Exercise description:
In the material below, identify each line bearing the word "this". Reproduce those lines.

Given records:
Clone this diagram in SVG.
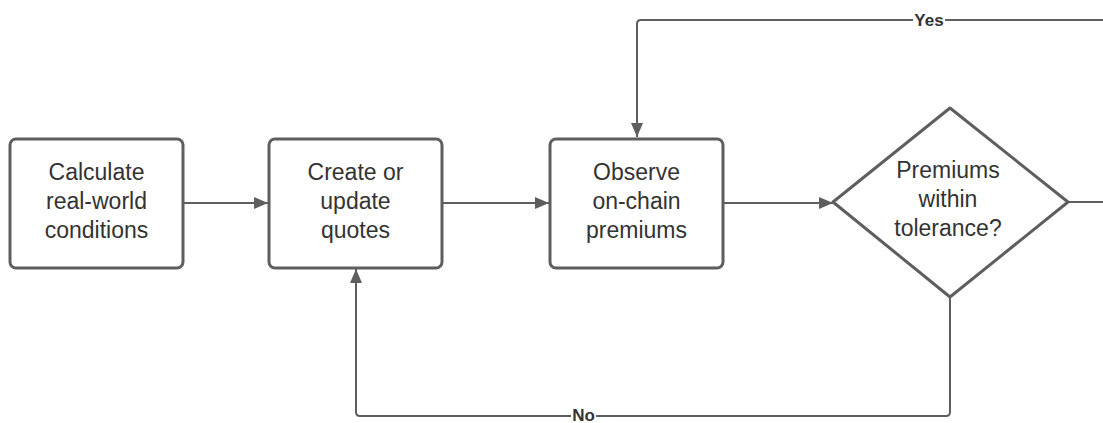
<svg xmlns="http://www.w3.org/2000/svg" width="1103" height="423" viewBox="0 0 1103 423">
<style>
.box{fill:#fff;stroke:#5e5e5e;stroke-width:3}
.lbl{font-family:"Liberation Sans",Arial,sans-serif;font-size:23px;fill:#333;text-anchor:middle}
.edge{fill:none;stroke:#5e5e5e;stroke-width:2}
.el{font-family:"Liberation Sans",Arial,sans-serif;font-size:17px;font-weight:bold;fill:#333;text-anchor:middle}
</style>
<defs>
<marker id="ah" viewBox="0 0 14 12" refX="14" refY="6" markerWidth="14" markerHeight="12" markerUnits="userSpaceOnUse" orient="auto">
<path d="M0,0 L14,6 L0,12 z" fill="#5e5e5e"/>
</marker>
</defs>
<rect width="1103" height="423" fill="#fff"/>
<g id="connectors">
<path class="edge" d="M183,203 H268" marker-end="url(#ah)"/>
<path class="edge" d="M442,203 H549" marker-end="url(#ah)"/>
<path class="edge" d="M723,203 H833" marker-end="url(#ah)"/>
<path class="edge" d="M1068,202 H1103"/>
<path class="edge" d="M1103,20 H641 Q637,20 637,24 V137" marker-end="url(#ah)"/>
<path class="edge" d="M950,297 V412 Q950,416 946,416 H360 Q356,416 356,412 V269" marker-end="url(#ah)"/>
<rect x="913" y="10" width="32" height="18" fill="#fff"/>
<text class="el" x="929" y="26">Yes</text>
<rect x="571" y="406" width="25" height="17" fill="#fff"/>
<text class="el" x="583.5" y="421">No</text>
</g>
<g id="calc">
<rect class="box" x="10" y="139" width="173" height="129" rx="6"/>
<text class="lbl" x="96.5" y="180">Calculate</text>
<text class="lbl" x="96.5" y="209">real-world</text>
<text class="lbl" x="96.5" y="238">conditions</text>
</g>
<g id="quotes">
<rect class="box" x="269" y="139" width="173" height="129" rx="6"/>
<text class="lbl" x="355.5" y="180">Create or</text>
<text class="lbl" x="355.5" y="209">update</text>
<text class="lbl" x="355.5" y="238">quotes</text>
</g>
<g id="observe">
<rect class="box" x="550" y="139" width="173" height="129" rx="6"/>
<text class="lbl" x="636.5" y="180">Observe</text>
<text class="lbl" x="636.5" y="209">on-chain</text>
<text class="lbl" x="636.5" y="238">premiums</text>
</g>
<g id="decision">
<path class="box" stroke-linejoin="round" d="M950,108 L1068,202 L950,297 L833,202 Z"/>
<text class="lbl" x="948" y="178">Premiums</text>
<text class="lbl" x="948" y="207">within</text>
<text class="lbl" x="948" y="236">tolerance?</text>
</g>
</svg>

---

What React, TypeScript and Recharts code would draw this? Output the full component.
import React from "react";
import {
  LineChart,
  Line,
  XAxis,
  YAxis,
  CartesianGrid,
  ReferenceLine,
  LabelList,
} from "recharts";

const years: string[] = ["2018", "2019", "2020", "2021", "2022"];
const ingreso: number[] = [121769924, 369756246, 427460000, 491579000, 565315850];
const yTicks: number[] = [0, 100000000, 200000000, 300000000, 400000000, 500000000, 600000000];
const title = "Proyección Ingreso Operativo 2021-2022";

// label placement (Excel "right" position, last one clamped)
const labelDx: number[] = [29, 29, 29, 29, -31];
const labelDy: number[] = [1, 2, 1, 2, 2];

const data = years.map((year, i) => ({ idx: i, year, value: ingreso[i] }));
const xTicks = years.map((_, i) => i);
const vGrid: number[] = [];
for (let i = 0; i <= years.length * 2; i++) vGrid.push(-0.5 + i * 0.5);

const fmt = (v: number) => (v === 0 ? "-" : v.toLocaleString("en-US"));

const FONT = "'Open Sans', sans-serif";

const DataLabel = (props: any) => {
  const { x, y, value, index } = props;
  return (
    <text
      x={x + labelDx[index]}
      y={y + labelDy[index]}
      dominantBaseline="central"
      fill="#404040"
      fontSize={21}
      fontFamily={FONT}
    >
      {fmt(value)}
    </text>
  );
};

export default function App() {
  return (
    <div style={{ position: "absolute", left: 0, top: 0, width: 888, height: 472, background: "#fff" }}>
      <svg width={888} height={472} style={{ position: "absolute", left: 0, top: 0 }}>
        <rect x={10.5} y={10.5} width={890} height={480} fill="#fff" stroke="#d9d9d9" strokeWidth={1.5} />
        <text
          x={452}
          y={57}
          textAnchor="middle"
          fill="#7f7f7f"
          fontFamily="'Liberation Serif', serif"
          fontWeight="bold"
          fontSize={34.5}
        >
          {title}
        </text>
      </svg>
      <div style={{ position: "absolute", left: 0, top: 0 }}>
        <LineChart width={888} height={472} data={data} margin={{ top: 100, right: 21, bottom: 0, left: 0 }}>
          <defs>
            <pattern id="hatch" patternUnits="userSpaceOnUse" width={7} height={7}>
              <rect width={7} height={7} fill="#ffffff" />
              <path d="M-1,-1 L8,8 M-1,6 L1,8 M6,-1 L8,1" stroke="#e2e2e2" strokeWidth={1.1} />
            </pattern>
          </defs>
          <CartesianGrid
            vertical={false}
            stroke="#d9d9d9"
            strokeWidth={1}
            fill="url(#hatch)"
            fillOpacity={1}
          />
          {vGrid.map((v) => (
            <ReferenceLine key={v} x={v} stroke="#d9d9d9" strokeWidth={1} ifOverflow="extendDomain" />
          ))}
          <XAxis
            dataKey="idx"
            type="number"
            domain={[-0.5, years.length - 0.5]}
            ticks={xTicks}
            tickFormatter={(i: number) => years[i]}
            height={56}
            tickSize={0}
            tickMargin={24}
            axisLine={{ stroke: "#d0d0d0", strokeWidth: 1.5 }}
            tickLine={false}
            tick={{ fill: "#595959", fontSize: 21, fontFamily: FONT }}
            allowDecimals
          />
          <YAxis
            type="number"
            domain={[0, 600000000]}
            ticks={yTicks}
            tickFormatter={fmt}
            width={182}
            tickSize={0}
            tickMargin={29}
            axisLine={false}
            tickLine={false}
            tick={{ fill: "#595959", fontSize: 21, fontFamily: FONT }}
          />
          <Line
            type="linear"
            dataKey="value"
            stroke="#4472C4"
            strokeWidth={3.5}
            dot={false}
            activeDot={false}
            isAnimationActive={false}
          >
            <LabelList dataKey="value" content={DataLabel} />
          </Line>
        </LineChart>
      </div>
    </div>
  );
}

Exercise response:
Clone this diagram in SVG.
What React, TypeScript and Recharts code would draw this? Output the full component.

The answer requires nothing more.